Jika kita mengamati polah pemerintah saat ini, memang sedang sekarat oleh jeratan utang. Langkah-langkah yang diambil sebagai upaya penyelamatan tidak jauh-jauh dari memangkas subsidi dan berhutang lagi. Ini akan terus dilakukan dengan berbagai cara dan yang pasti rakyatlah yang menjadi korbannya. BUMN yang selalu merugi karena kekacauan menejemen, bak parasit yang merugikan negara. 
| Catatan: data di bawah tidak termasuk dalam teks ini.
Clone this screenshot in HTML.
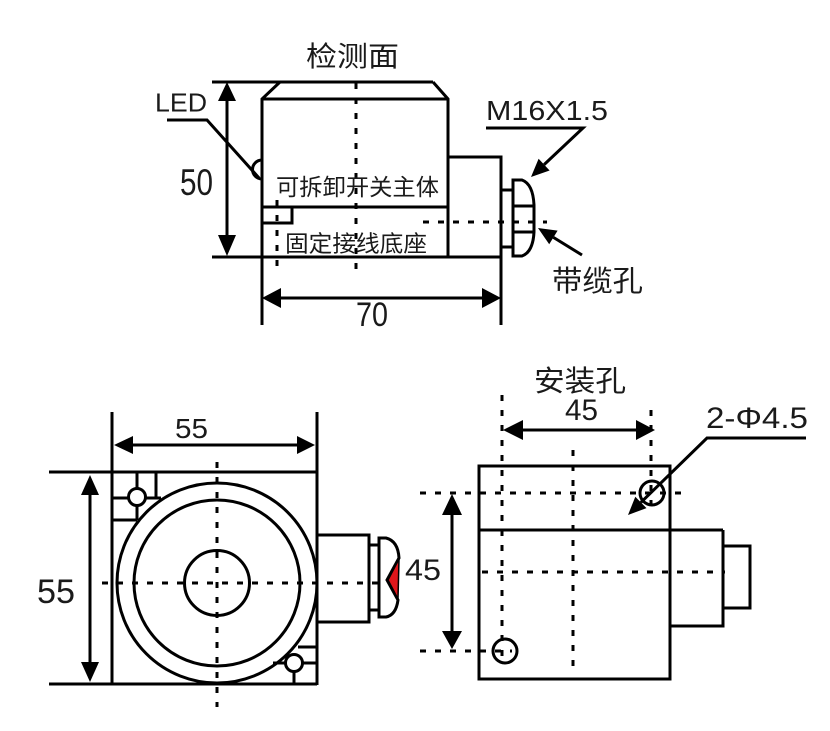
<!DOCTYPE html>
<html><head><meta charset="utf-8"><style>
html,body{margin:0;padding:0;background:#fff;}
svg{display:block;}
text{font-family:"Liberation Sans","Noto Sans CJK SC",sans-serif;fill:#1a1a1a;}
.c{font-family:"Noto Sans CJK SC","WenQuanYi Zen Hei",sans-serif;}
</style></head><body>
<svg width="830" height="731" viewBox="0 0 830 731" xmlns="http://www.w3.org/2000/svg">
<g fill="none" stroke="#000" stroke-width="3" stroke-linecap="butt">
<!-- TOP VIEW -->
<line x1="212" y1="82" x2="433" y2="82"/>
<polyline points="262,257 262,99 280,82"/>
<polyline points="433,82 448,99 448,257"/>
<line x1="262" y1="99" x2="448" y2="99"/>
<line x1="262" y1="207" x2="449" y2="207"/>
<rect x="262" y="207" width="30" height="16"/>
<line x1="212" y1="257" x2="501" y2="257"/>
<polyline points="449,157 501,157 501,257"/>
<line x1="262" y1="257" x2="262" y2="325"/>
<line x1="501" y1="257" x2="501" y2="325"/>
<!-- LED -->
<polyline points="167,120 207,120 259,178"/>
<path d="M262,160 A9.5,9.5 0 0 0 262,179"/>
<!-- gland top view -->
<path d="M513,180 L522,180 Q533,184 534,205 L534,232 Q533,252 522,256 L513,256 Z"/>
<line x1="513" y1="206" x2="534" y2="206"/>
<line x1="513" y1="232" x2="534" y2="232"/>
<line x1="501" y1="190" x2="513" y2="190"/>
<line x1="501" y1="247" x2="513" y2="247"/>
<!-- dim lines top -->
<line x1="227" y1="99" x2="227" y2="236"/>
<line x1="279" y1="298" x2="484" y2="298"/>
<!-- leaders -->
<polyline points="486,128 583,128 544.1,164.6"/>
<line x1="582" y1="255" x2="553.4" y2="237.4"/>

<!-- LEFT VIEW -->
<line x1="112" y1="412" x2="112" y2="685"/>
<line x1="317" y1="412" x2="317" y2="685"/>
<line x1="49" y1="472" x2="317" y2="472"/>
<line x1="49" y1="684" x2="317" y2="684"/>
<line x1="132" y1="445" x2="298" y2="445"/>
<line x1="90" y1="494" x2="90" y2="664"/>
<circle cx="217" cy="583" r="100"/>
<circle cx="217" cy="583" r="83"/>
<circle cx="217" cy="583" r="32.5"/>
<!-- corner details -->
<line x1="137" y1="472" x2="137" y2="520"/>
<line x1="156" y1="472" x2="156" y2="498"/>
<line x1="113" y1="498" x2="161" y2="498"/>
<line x1="113" y1="520" x2="137" y2="520"/>
<circle cx="137" cy="497" r="8.5" fill="#fff"/>
<line x1="298" y1="647" x2="317" y2="647"/>
<line x1="273" y1="663" x2="317" y2="663"/>
<line x1="294" y1="663" x2="294" y2="684"/>
<circle cx="294" cy="663" r="8.5" fill="#fff"/>
<!-- connector left view -->
<polyline points="317,535 369,535 369,622 317,622"/>
<line x1="369" y1="545" x2="379" y2="545"/>
<line x1="369" y1="610" x2="379" y2="610"/>
<path d="M379,538 L386,538 Q398,541 399,558 L387,580 L398,600 Q396,615 386,617 L379,617 Z" fill="#fff"/>

<!-- RIGHT VIEW -->
<rect x="479" y="466" width="191" height="213"/>
<line x1="479" y1="530" x2="723" y2="530"/>
<polyline points="670,626 723,626 723,530"/>
<rect x="723" y="546" width="27" height="62"/>
<line x1="522" y1="430" x2="638" y2="430"/>
<line x1="452" y1="514" x2="452" y2="632"/>
<polyline points="806,438 707,438 640.9,502.4"/>
</g>
<!-- red wedge -->
<polygon points="399,559 388,580 398,599" fill="#e0161b" stroke="#000" stroke-width="1.5"/>

<!-- dashed lines -->
<g fill="none" stroke="#000" stroke-width="3" stroke-dasharray="6 9">
<line x1="356" y1="83" x2="356" y2="278"/>
<line x1="277" y1="200" x2="277" y2="272"/>
<line x1="423" y1="222" x2="547" y2="222"/>
<line x1="102" y1="583" x2="378" y2="583"/>
<line x1="217" y1="462" x2="217" y2="707"/>
<line x1="502" y1="395" x2="502" y2="662"/>
<line x1="651" y1="410" x2="651" y2="512"/>
<line x1="573" y1="450" x2="573" y2="672"/>
<line x1="420" y1="493" x2="682" y2="493"/>
<line x1="482" y1="572" x2="725" y2="572"/>
<line x1="420" y1="651" x2="512" y2="651"/>
</g>
<g fill="none" stroke="#000" stroke-width="3">
<circle cx="652" cy="493" r="12"/>
<circle cx="505" cy="651" r="12"/>
</g>

<!-- arrowheads -->
<g fill="#000">
<polygon points="227,82 218,101 236,101"/>
<polygon points="227,256 218,235 236,235"/>
<polygon points="262,298 281,288 281,308"/>
<polygon points="501,298 482,288 482,308"/>
<polygon points="531,177 549.6,170.5 538.6,158.8"/>
<polygon points="538,228 557.6,230.6 549.2,244.2"/>
<polygon points="114,445 133,436 133,454"/>
<polygon points="315,445 297,436 297,454"/>
<polygon points="90,475 81,495 99,495"/>
<polygon points="90,682 81,662 99,662"/>
<polygon points="503,430 523,420 523,440"/>
<polygon points="655,430 636,420 636,440"/>
<polygon points="452,494 442,515 462,515"/>
<polygon points="452,649 442,631 462,631"/>
<polygon points="628,515 646.5,508.1 635.3,496.7"/>
</g>

<!-- texts -->
<text class="c" x="306" y="66" font-size="28" textLength="93" lengthAdjust="spacingAndGlyphs">检测面</text>
<text x="155" y="111.5" font-size="25.5" textLength="52" lengthAdjust="spacingAndGlyphs">LED</text>
<text x="180" y="195" font-size="37" textLength="33" lengthAdjust="spacingAndGlyphs">50</text>
<text class="c" x="276" y="195" font-size="23" textLength="163" lengthAdjust="spacingAndGlyphs">可拆卸开关主体</text>
<text class="c" x="285" y="251.5" font-size="23" textLength="142" lengthAdjust="spacingAndGlyphs">固定接线底座</text>
<text x="356" y="326" font-size="34" textLength="32" lengthAdjust="spacingAndGlyphs">70</text>
<text x="486" y="120" font-size="28" textLength="122" lengthAdjust="spacingAndGlyphs">M16X1.5</text>
<text class="c" x="552" y="291" font-size="29" textLength="91" lengthAdjust="spacingAndGlyphs">带缆孔</text>
<text class="c" x="534" y="391" font-size="29" textLength="92" lengthAdjust="spacingAndGlyphs">安装孔</text>
<text x="565" y="420" font-size="30" textLength="33" lengthAdjust="spacingAndGlyphs">45</text>
<text x="706" y="428" font-size="30" textLength="102" lengthAdjust="spacingAndGlyphs">2-Φ4.5</text>
<text x="175" y="438" font-size="28" textLength="33" lengthAdjust="spacingAndGlyphs">55</text>
<text x="37" y="603" font-size="34" textLength="38" lengthAdjust="spacingAndGlyphs">55</text>
<text x="405" y="580" font-size="30" textLength="36" lengthAdjust="spacingAndGlyphs">45</text>
</svg>
</body></html>
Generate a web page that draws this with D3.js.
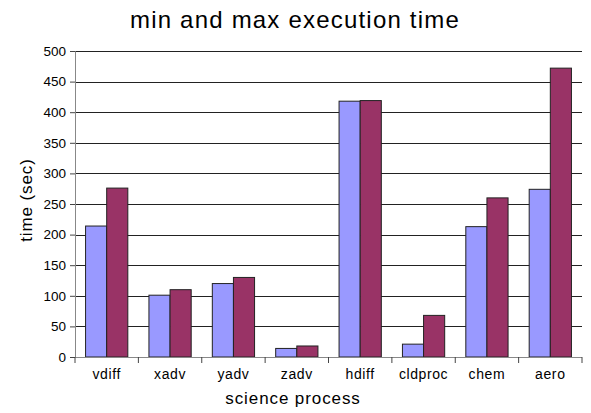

Dari uraian di atas, maka tidak perlu kita jauh menganalisa kekacauan ini. Nampaknya karut marut BBM hanyalah masalah cabang. Pokok dari semua permasalahan yang ada adalah kesalahan sistem bernegara. Selain sistem yang salah, para pemangku kebijakan pun merupakan kumpulan politisi yang menjadikan kekuasaan sebagai sumber pendapatan. Prinsip memimpin bukan untuk rakyat tapi atas nama kepentingan. Sistem kapitalisme demokrasi memang terbukti menyengsarakan rakyat.

Menyelesaikan permasalahan perekonomian tidak bisa dilakukan secara parsial. Apatah lagi hanya fokus mengganti kebijakan, tidak akan terjadi perubahan yang signifikan meski berganti rezim atau berganti kebijakan. Karena sejatinya perlu perubahan yang mendasar dan fundamental. Pertanyaannya, siapkah negara melakukan perubahan?

Perubahan itu adalah mengganti sistem bernegara yang selama ini merupakan sistem kufur dan beralih pada sistem Islam. Sebuah sistem bernegara yang pernah mengatur sepertiga bumi selama ribuan tahun lamanya. Sistem Islam yang diterapkan sejak masa Rasulullah saw. dan berhasil menciptakan kesejahteraan seluruh alam. Tidak hanya muslim tapi  umat manusia. Tidak hanya makhluk hidup tapi seluruh alam.